__THE TASK__: Skip pictures in the listing below; copy exactly the lines from the one with "Write the D3.js code for this chart." through the one with "const labelBase = [41,41,254,444,465,481];", inclusive.

Collected data
•••

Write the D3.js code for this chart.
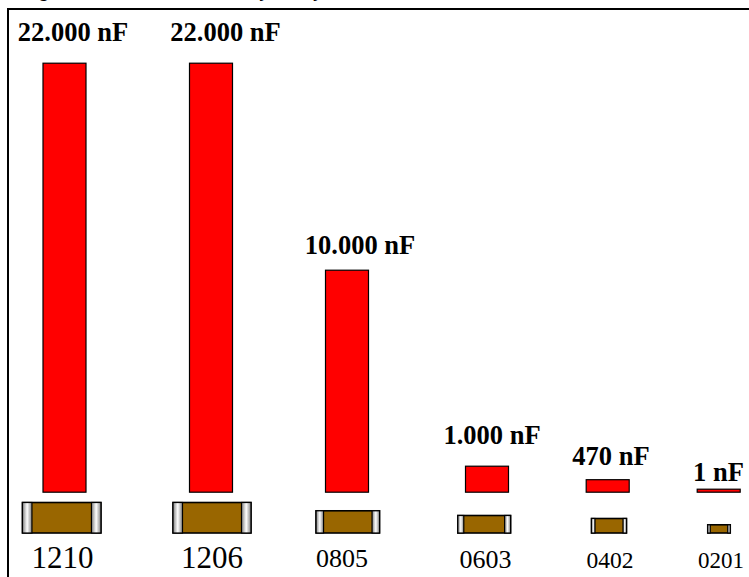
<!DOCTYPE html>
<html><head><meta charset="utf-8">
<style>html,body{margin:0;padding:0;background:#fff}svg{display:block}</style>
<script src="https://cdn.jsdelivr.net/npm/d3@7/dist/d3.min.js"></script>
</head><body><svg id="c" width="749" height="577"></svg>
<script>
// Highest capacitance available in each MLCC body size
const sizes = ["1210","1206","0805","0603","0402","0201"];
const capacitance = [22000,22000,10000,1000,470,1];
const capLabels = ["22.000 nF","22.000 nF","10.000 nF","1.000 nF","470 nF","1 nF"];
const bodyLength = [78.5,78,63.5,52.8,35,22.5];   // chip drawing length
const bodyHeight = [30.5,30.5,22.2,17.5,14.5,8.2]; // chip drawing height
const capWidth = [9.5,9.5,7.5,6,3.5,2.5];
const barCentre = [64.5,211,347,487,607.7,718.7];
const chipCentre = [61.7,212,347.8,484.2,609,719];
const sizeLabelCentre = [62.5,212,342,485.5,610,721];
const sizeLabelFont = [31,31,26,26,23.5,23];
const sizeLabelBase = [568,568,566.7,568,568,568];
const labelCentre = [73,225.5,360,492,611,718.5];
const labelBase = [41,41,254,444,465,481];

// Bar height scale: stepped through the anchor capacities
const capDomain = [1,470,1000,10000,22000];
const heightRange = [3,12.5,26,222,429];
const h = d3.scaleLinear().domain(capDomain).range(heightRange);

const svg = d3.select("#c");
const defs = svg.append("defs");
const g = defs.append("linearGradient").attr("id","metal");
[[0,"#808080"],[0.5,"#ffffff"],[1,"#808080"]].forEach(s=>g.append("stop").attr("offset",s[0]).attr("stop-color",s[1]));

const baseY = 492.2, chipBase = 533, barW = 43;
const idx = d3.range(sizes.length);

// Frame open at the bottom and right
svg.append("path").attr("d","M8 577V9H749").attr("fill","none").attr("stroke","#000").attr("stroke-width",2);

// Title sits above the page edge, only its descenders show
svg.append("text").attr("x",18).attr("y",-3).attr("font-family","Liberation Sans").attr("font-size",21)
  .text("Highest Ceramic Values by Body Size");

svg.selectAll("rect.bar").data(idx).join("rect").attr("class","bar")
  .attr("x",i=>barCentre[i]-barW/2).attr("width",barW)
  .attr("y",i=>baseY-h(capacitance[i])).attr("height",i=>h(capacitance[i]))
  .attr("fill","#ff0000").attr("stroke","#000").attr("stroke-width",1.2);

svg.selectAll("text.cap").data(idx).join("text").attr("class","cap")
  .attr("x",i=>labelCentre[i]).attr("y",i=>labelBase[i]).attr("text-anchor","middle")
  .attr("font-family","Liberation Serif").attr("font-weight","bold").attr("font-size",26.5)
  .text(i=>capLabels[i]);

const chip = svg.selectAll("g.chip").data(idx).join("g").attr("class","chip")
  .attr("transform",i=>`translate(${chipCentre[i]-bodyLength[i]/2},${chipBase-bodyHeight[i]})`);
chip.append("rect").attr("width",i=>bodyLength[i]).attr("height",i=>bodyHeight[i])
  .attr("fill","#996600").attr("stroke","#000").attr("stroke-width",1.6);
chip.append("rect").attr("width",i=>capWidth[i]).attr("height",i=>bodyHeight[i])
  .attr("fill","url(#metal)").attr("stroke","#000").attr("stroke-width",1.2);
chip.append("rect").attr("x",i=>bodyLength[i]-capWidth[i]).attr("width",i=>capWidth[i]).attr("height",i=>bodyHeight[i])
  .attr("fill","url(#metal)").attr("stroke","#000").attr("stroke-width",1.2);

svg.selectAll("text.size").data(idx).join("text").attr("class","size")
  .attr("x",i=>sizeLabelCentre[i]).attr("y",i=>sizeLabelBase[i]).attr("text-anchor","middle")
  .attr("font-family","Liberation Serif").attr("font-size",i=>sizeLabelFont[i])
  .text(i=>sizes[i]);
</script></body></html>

•••

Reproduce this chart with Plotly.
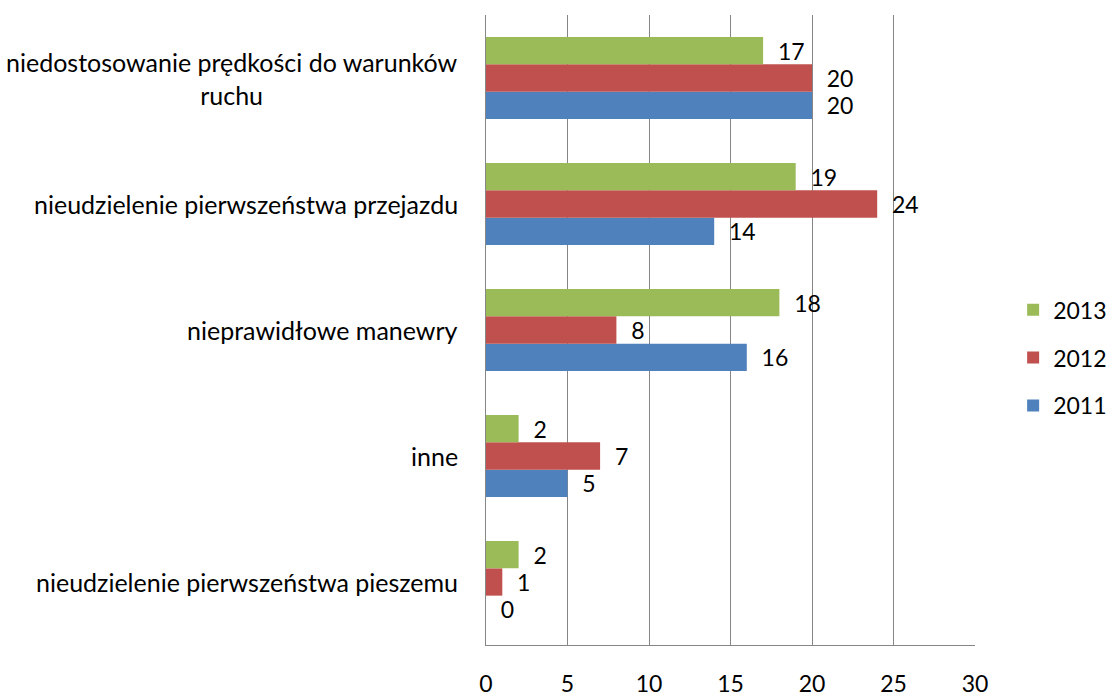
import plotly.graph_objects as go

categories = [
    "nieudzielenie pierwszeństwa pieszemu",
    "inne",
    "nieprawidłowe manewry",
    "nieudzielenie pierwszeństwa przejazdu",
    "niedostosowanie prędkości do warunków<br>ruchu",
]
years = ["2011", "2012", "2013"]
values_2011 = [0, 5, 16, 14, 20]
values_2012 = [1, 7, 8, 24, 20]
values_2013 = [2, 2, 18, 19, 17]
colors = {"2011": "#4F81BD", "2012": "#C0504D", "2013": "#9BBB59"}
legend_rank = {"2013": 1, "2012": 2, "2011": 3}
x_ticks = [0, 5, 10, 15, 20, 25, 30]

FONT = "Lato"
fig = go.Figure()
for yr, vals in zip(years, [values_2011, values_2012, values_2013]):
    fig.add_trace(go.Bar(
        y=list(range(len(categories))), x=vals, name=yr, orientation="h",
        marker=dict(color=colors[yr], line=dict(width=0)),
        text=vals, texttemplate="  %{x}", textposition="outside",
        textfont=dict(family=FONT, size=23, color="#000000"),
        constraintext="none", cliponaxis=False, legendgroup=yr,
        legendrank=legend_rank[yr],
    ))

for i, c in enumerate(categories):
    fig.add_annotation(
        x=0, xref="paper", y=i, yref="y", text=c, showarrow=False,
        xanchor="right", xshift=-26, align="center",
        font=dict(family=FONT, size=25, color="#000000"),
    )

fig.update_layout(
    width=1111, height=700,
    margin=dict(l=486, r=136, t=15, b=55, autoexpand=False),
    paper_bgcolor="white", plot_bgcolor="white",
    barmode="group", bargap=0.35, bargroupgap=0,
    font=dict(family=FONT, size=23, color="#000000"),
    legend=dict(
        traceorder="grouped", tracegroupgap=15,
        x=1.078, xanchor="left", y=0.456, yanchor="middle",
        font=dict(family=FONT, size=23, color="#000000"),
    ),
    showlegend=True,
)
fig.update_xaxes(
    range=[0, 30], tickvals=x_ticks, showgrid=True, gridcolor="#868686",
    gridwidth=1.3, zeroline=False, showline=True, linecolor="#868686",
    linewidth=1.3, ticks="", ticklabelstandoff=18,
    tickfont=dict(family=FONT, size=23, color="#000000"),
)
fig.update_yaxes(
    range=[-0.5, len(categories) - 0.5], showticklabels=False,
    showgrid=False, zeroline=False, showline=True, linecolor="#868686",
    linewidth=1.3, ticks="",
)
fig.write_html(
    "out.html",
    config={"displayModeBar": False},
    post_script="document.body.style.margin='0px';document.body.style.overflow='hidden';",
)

•••

__SOLUTION TO THE PROBLEM__:
Write the D3.js code for this chart.
<!DOCTYPE html>
<html><head><meta charset="utf-8">
<style>html,body{margin:0;padding:0;background:#fff}svg{display:block}</style>
<script src="https://cdn.jsdelivr.net/npm/d3@7/dist/d3.min.js"></script>
</head><body><svg id="c" width="749" height="577"></svg>
<script>
// Highest capacitance available in each MLCC body size
const sizes = ["1210","1206","0805","0603","0402","0201"];
const capacitance = [22000,22000,10000,1000,470,1];
const capLabels = ["22.000 nF","22.000 nF","10.000 nF","1.000 nF","470 nF","1 nF"];
const bodyLength = [78.5,78,63.5,52.8,35,22.5];   // chip drawing length
const bodyHeight = [30.5,30.5,22.2,17.5,14.5,8.2]; // chip drawing height
const capWidth = [9.5,9.5,7.5,6,3.5,2.5];
const barCentre = [64.5,211,347,487,607.7,718.7];
const chipCentre = [61.7,212,347.8,484.2,609,719];
const sizeLabelCentre = [62.5,212,342,485.5,610,721];
const sizeLabelFont = [31,31,26,26,23.5,23];
const sizeLabelBase = [568,568,566.7,568,568,568];
const labelCentre = [73,225.5,360,492,611,718.5];
const labelBase = [41,41,254,444,465,481];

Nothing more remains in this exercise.